## START
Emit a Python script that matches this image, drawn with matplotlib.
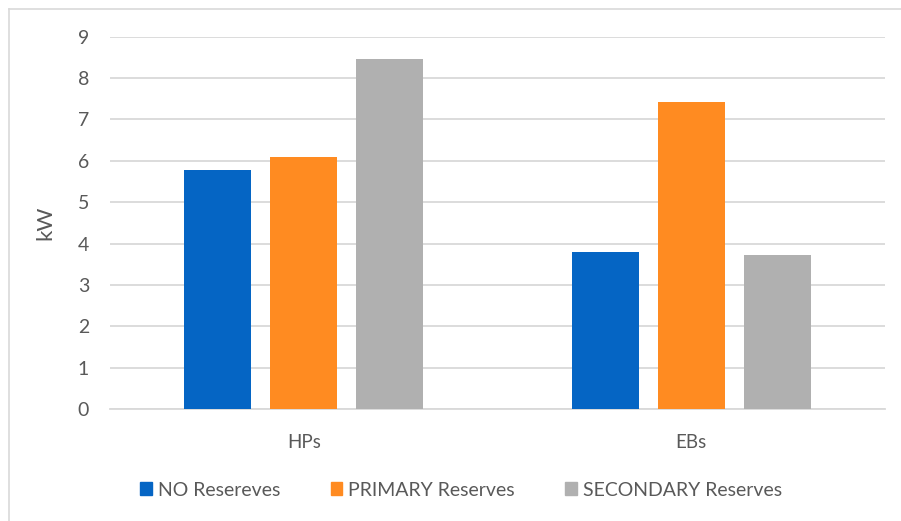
import numpy as np
import matplotlib
matplotlib.use("Agg")
import matplotlib.pyplot as plt
from matplotlib.lines import Line2D
from matplotlib.patches import Patch

plt.rcParams["font.family"] = ["Lato", "DejaVu Sans"]

categories = ["HPs", "EBs"]
series = ["NO Resereves", "PRIMARY Reserves", "SECONDARY Reserves"]
no_res = [5.78, 3.79]
primary = [6.09, 7.42]
secondary = [8.47, 3.72]
yticks = list(range(0, 10))

COLORS = ["#0565C4", "#FF8B21", "#B0B0B0"]
TXT = "#595959"

fig = plt.figure(figsize=(9.01, 5.21), dpi=100)
ax = fig.add_axes([110 / 901, (521 - 409) / 521, 775 / 901, (409 - 36.7) / 521])

x = np.arange(len(categories))
w = 0.173
step = 0.222
for i, (vals, c) in enumerate(zip([no_res, primary, secondary], COLORS)):
    ax.bar(x + (i - 1) * step, vals, w, color=c, zorder=3)

ax.set_xlim(-0.5, 1.5)
ax.set_ylim(0, 9)
ax.set_yticks(yticks)
ax.set_xticks(x, categories)
ax.yaxis.grid(True, color="#D9D9D9", lw=1.3, zorder=0)
for s in ["top", "right", "left"]:
    ax.spines[s].set_visible(False)
ax.spines["bottom"].set_color("#D9D9D9")
ax.spines["bottom"].set_linewidth(1.3)
ax.tick_params(axis="y", length=0, labelsize=14, colors=TXT, pad=15)
ax.tick_params(axis="x", length=0, labelsize=13.5, colors=TXT, pad=18)
ax.set_ylabel("kW", fontsize=16, color=TXT)
ax.yaxis.set_label_coords(-0.07, 0.5)

handles = [Patch(color=c) for c in COLORS]
fig.legend(handles, series, loc="center", bbox_to_anchor=(461 / 901, 1 - 490 / 521),
           ncol=3, frameon=False, fontsize=14, labelcolor=TXT,
           handlelength=0.6, handleheight=0.6, handletextpad=0.3, columnspacing=2.6)

# light chart-area border (top and left visible)
fig.add_artist(Line2D([9 / 901, 1], [1 - 9 / 521, 1 - 9 / 521], color="#D9D9D9", lw=1.2))
fig.add_artist(Line2D([9 / 901, 9 / 901], [0, 1 - 9 / 521], color="#D9D9D9", lw=1.2))

fig.savefig("out.png", dpi=100)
## END
What you will do:
Copy the whole listing above word for word but do not carry over the pictures.

Problem solution:
Emit a Python script that matches this image, drawn with matplotlib.
import numpy as np
import matplotlib
matplotlib.use("Agg")
import matplotlib.pyplot as plt
from matplotlib.lines import Line2D
from matplotlib.patches import Patch

plt.rcParams["font.family"] = ["Lato", "DejaVu Sans"]

categories = ["HPs", "EBs"]
series = ["NO Resereves", "PRIMARY Reserves", "SECONDARY Reserves"]
no_res = [5.78, 3.79]
primary = [6.09, 7.42]
secondary = [8.47, 3.72]
yticks = list(range(0, 10))

COLORS = ["#0565C4", "#FF8B21", "#B0B0B0"]
TXT = "#595959"

fig = plt.figure(figsize=(9.01, 5.21), dpi=100)
ax = fig.add_axes([110 / 901, (521 - 409) / 521, 775 / 901, (409 - 36.7) / 521])

x = np.arange(len(categories))
w = 0.173
step = 0.222
for i, (vals, c) in enumerate(zip([no_res, primary, secondary], COLORS)):
    ax.bar(x + (i - 1) * step, vals, w, color=c, zorder=3)

ax.set_xlim(-0.5, 1.5)
ax.set_ylim(0, 9)
ax.set_yticks(yticks)
ax.set_xticks(x, categories)
ax.yaxis.grid(True, color="#D9D9D9", lw=1.3, zorder=0)
for s in ["top", "right", "left"]:
    ax.spines[s].set_visible(False)
ax.spines["bottom"].set_color("#D9D9D9")
ax.spines["bottom"].set_linewidth(1.3)
ax.tick_params(axis="y", length=0, labelsize=14, colors=TXT, pad=15)
ax.tick_params(axis="x", length=0, labelsize=13.5, colors=TXT, pad=18)
ax.set_ylabel("kW", fontsize=16, color=TXT)
ax.yaxis.set_label_coords(-0.07, 0.5)

handles = [Patch(color=c) for c in COLORS]
fig.legend(handles, series, loc="center", bbox_to_anchor=(461 / 901, 1 - 490 / 521),
           ncol=3, frameon=False, fontsize=14, labelcolor=TXT,
           handlelength=0.6, handleheight=0.6, handletextpad=0.3, columnspacing=2.6)

# light chart-area border (top and left visible)
fig.add_artist(Line2D([9 / 901, 1], [1 - 9 / 521, 1 - 9 / 521], color="#D9D9D9", lw=1.2))
fig.add_artist(Line2D([9 / 901, 9 / 901], [0, 1 - 9 / 521], color="#D9D9D9", lw=1.2))

fig.savefig("out.png", dpi=100)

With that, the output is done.